TASK BRIEF ::
Copy the data exactly as it appears, and do not include any pictures.

INFORMATION SUPPLIED ::
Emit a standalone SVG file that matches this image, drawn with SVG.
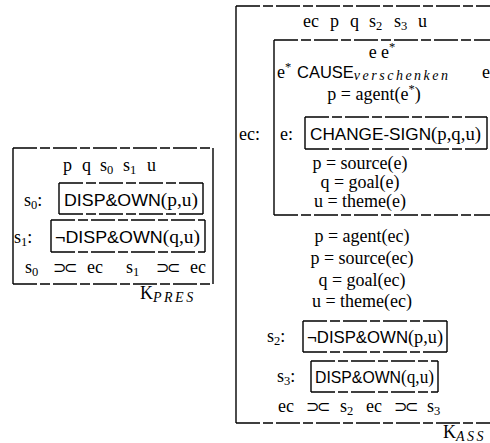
<svg xmlns="http://www.w3.org/2000/svg" width="490" height="443" viewBox="0 0 490 443">
<style>
text{font-family:"Liberation Serif","DejaVu Serif",serif;font-size:18px;fill:#000}
.c{text-anchor:middle}
.sf{font-family:"Liberation Sans","DejaVu Sans",sans-serif;font-size:16.5px}
.sub{font-size:12.5px}
.isub{font-size:14px;font-style:italic;letter-spacing:2.5px}
.ab{font-family:"DejaVu Sans",sans-serif;font-size:16px;letter-spacing:-2.5px}
.sol{stroke:#000;stroke-width:1.4;fill:none}
.dsh{stroke:#000;stroke-width:1.3;fill:none;stroke-dasharray:24 3 10 3}
</style>
<rect width="490" height="443" fill="#fff"/>
<g id="connectors"/>

<g id="kpres">
  <path class="dsh" d="M13 148H213M13 284H213"/>
  <path class="sol" d="M13 148V284M213 148V284"/>
  <text y="171"><tspan x="63">p</tspan><tspan x="82">q</tspan><tspan x="100">s</tspan><tspan class="sub" dy="3">0</tspan><tspan x="123" dy="-3">s</tspan><tspan class="sub" dy="3">1</tspan><tspan x="147" dy="-3">u</tspan></text>
  <g id="pres-s0">
    <text x="24" y="206">s<tspan class="sub" dy="3">0</tspan><tspan dy="-3">:</tspan></text>
    <path class="dsh" d="M59 183H203M59 214H203"/>
    <path class="sol" d="M59 183V214M203 183V214"/>
    <text x="64" y="206" textLength="134" lengthAdjust="spacingAndGlyphs"><tspan class="sf">DISP&amp;OWN</tspan>(p,u)</text>
  </g>
  <g id="pres-s1">
    <text x="14" y="243">s<tspan class="sub" dy="3">1</tspan><tspan dy="-3">:</tspan></text>
    <path class="dsh" d="M51 220H205M51 252H205"/>
    <path class="sol" d="M51 220V252M205 220V252"/>
    <text x="55" y="243" textLength="145" lengthAdjust="spacingAndGlyphs"><tspan class="sf">¬DISP&amp;OWN</tspan>(q,u)</text>
  </g>
  <text x="25" y="273">s<tspan class="sub" dy="3">0</tspan></text>
  <text x="53" y="273" class="ab">⊃⊂</text>
  <text x="87" y="273">ec</text>
  <text x="126" y="273">s<tspan class="sub" dy="3">1</tspan></text>
  <text x="156" y="273" class="ab">⊃⊂</text>
  <text x="190" y="273">ec</text>
  <text x="140" y="299">K<tspan class="isub" dy="3">PRES</tspan></text>
</g>

<g id="kass">
  <path class="dsh" d="M236 6H490M236 423H490"/>
  <path class="sol" d="M236 6V423"/>
  <text y="27"><tspan x="303">ec</tspan><tspan x="330">p</tspan><tspan x="350">q</tspan><tspan x="369">s</tspan><tspan class="sub" dy="3">2</tspan><tspan x="394" dy="-3">s</tspan><tspan class="sub" dy="3">3</tspan><tspan x="418" dy="-3">u</tspan></text>
  <text x="239" y="140">ec:</text>
  <g id="ke">
    <path class="dsh" d="M274 40H490M274 215H490"/>
    <path class="sol" d="M274 40V215"/>
    <text x="382" y="58" class="c">e e<tspan class="sub" dy="-7">*</tspan></text>
    <text x="277" y="78">e<tspan class="sub" dy="-7">*</tspan></text>
    <text x="297" y="78"><tspan class="sf" font-size="17px">CAUSE</tspan><tspan class="isub" dy="2" letter-spacing="4px">verschenken</tspan></text>
    <text x="482" y="78">e</text>
    <text x="374" y="100" class="c">p = agent(e<tspan class="sub" dy="-7">*</tspan><tspan dy="7">)</tspan></text>
    <g id="ke-e">
      <text x="280" y="140">e:</text>
      <path class="dsh" d="M305 117H487M305 149H487"/>
      <path class="sol" d="M305 117V149M487 117V149"/>
      <text x="310" y="140" textLength="171" lengthAdjust="spacingAndGlyphs"><tspan class="sf">CHANGE-SIGN</tspan>(p,q,u)</text>
    </g>
    <text x="360" y="169" class="c">p = source(e)</text>
    <text x="360" y="188" class="c">q = goal(e)</text>
    <text x="360" y="207" class="c">u = theme(e)</text>
  </g>
  <text x="362" y="242" class="c">p = agent(ec)</text>
  <text x="362" y="264" class="c">p = source(ec)</text>
  <text x="362" y="286" class="c">q = goal(ec)</text>
  <text x="362" y="307" class="c">u = theme(ec)</text>
  <g id="ass-s2">
    <text x="267" y="342">s<tspan class="sub" dy="3">2</tspan><tspan dy="-3">:</tspan></text>
    <path class="dsh" d="M303 321H447M303 352H447"/>
    <path class="sol" d="M303 321V352M447 321V352"/>
    <text x="307" y="343" textLength="136" lengthAdjust="spacingAndGlyphs"><tspan class="sf">¬DISP&amp;OWN</tspan>(p,u)</text>
  </g>
  <g id="ass-s3">
    <text x="277" y="382">s<tspan class="sub" dy="3">3</tspan><tspan dy="-3">:</tspan></text>
    <path class="dsh" d="M311 361H438M311 392H438"/>
    <path class="sol" d="M311 361V392M438 361V392"/>
    <text x="315" y="383" textLength="119" lengthAdjust="spacingAndGlyphs"><tspan class="sf">DISP&amp;OWN</tspan>(q,u)</text>
  </g>
  <text x="278" y="412">ec</text>
  <text x="306" y="412" class="ab">⊃⊂</text>
  <text x="340" y="412">s<tspan class="sub" dy="3">2</tspan></text>
  <text x="366" y="412">ec</text>
  <text x="394" y="412" class="ab">⊃⊂</text>
  <text x="427" y="412">s<tspan class="sub" dy="3">3</tspan></text>
  <text x="443" y="438">K<tspan class="isub" dy="3">ASS</tspan></text>
</g>
</svg>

TASK RESPONSE ::
Emit a standalone SVG file that matches this image, drawn with SVG.
<svg xmlns="http://www.w3.org/2000/svg" width="490" height="443" viewBox="0 0 490 443">
<style>
text{font-family:"Liberation Serif","DejaVu Serif",serif;font-size:18px;fill:#000}
.c{text-anchor:middle}
.sf{font-family:"Liberation Sans","DejaVu Sans",sans-serif;font-size:16.5px}
.sub{font-size:12.5px}
.isub{font-size:14px;font-style:italic;letter-spacing:2.5px}
.ab{font-family:"DejaVu Sans",sans-serif;font-size:16px;letter-spacing:-2.5px}
.sol{stroke:#000;stroke-width:1.4;fill:none}
.dsh{stroke:#000;stroke-width:1.3;fill:none;stroke-dasharray:24 3 10 3}
</style>
<rect width="490" height="443" fill="#fff"/>
<g id="connectors"/>

<g id="kpres">
  <path class="dsh" d="M13 148H213M13 284H213"/>
  <path class="sol" d="M13 148V284M213 148V284"/>
  <text y="171"><tspan x="63">p</tspan><tspan x="82">q</tspan><tspan x="100">s</tspan><tspan class="sub" dy="3">0</tspan><tspan x="123" dy="-3">s</tspan><tspan class="sub" dy="3">1</tspan><tspan x="147" dy="-3">u</tspan></text>
  <g id="pres-s0">
    <text x="24" y="206">s<tspan class="sub" dy="3">0</tspan><tspan dy="-3">:</tspan></text>
    <path class="dsh" d="M59 183H203M59 214H203"/>
    <path class="sol" d="M59 183V214M203 183V214"/>
    <text x="64" y="206" textLength="134" lengthAdjust="spacingAndGlyphs"><tspan class="sf">DISP&amp;OWN</tspan>(p,u)</text>
  </g>
  <g id="pres-s1">
    <text x="14" y="243">s<tspan class="sub" dy="3">1</tspan><tspan dy="-3">:</tspan></text>
    <path class="dsh" d="M51 220H205M51 252H205"/>
    <path class="sol" d="M51 220V252M205 220V252"/>
    <text x="55" y="243" textLength="145" lengthAdjust="spacingAndGlyphs"><tspan class="sf">¬DISP&amp;OWN</tspan>(q,u)</text>
  </g>
  <text x="25" y="273">s<tspan class="sub" dy="3">0</tspan></text>
  <text x="53" y="273" class="ab">⊃⊂</text>
  <text x="87" y="273">ec</text>
  <text x="126" y="273">s<tspan class="sub" dy="3">1</tspan></text>
  <text x="156" y="273" class="ab">⊃⊂</text>
  <text x="190" y="273">ec</text>
  <text x="140" y="299">K<tspan class="isub" dy="3">PRES</tspan></text>
</g>

<g id="kass">
  <path class="dsh" d="M236 6H490M236 423H490"/>
  <path class="sol" d="M236 6V423"/>
  <text y="27"><tspan x="303">ec</tspan><tspan x="330">p</tspan><tspan x="350">q</tspan><tspan x="369">s</tspan><tspan class="sub" dy="3">2</tspan><tspan x="394" dy="-3">s</tspan><tspan class="sub" dy="3">3</tspan><tspan x="418" dy="-3">u</tspan></text>
  <text x="239" y="140">ec:</text>
  <g id="ke">
    <path class="dsh" d="M274 40H490M274 215H490"/>
    <path class="sol" d="M274 40V215"/>
    <text x="382" y="58" class="c">e e<tspan class="sub" dy="-7">*</tspan></text>
    <text x="277" y="78">e<tspan class="sub" dy="-7">*</tspan></text>
    <text x="297" y="78"><tspan class="sf" font-size="17px">CAUSE</tspan><tspan class="isub" dy="2" letter-spacing="4px">verschenken</tspan></text>
    <text x="482" y="78">e</text>
    <text x="374" y="100" class="c">p = agent(e<tspan class="sub" dy="-7">*</tspan><tspan dy="7">)</tspan></text>
    <g id="ke-e">
      <text x="280" y="140">e:</text>
      <path class="dsh" d="M305 117H487M305 149H487"/>
      <path class="sol" d="M305 117V149M487 117V149"/>
      <text x="310" y="140" textLength="171" lengthAdjust="spacingAndGlyphs"><tspan class="sf">CHANGE-SIGN</tspan>(p,q,u)</text>
    </g>
    <text x="360" y="169" class="c">p = source(e)</text>
    <text x="360" y="188" class="c">q = goal(e)</text>
    <text x="360" y="207" class="c">u = theme(e)</text>
  </g>
  <text x="362" y="242" class="c">p = agent(ec)</text>
  <text x="362" y="264" class="c">p = source(ec)</text>
  <text x="362" y="286" class="c">q = goal(ec)</text>
  <text x="362" y="307" class="c">u = theme(ec)</text>
  <g id="ass-s2">
    <text x="267" y="342">s<tspan class="sub" dy="3">2</tspan><tspan dy="-3">:</tspan></text>
    <path class="dsh" d="M303 321H447M303 352H447"/>
    <path class="sol" d="M303 321V352M447 321V352"/>
    <text x="307" y="343" textLength="136" lengthAdjust="spacingAndGlyphs"><tspan class="sf">¬DISP&amp;OWN</tspan>(p,u)</text>
  </g>
  <g id="ass-s3">
    <text x="277" y="382">s<tspan class="sub" dy="3">3</tspan><tspan dy="-3">:</tspan></text>
    <path class="dsh" d="M311 361H438M311 392H438"/>
    <path class="sol" d="M311 361V392M438 361V392"/>
    <text x="315" y="383" textLength="119" lengthAdjust="spacingAndGlyphs"><tspan class="sf">DISP&amp;OWN</tspan>(q,u)</text>
  </g>
  <text x="278" y="412">ec</text>
  <text x="306" y="412" class="ab">⊃⊂</text>
  <text x="340" y="412">s<tspan class="sub" dy="3">2</tspan></text>
  <text x="366" y="412">ec</text>
  <text x="394" y="412" class="ab">⊃⊂</text>
  <text x="427" y="412">s<tspan class="sub" dy="3">3</tspan></text>
  <text x="443" y="438">K<tspan class="isub" dy="3">ASS</tspan></text>
</g>
</svg>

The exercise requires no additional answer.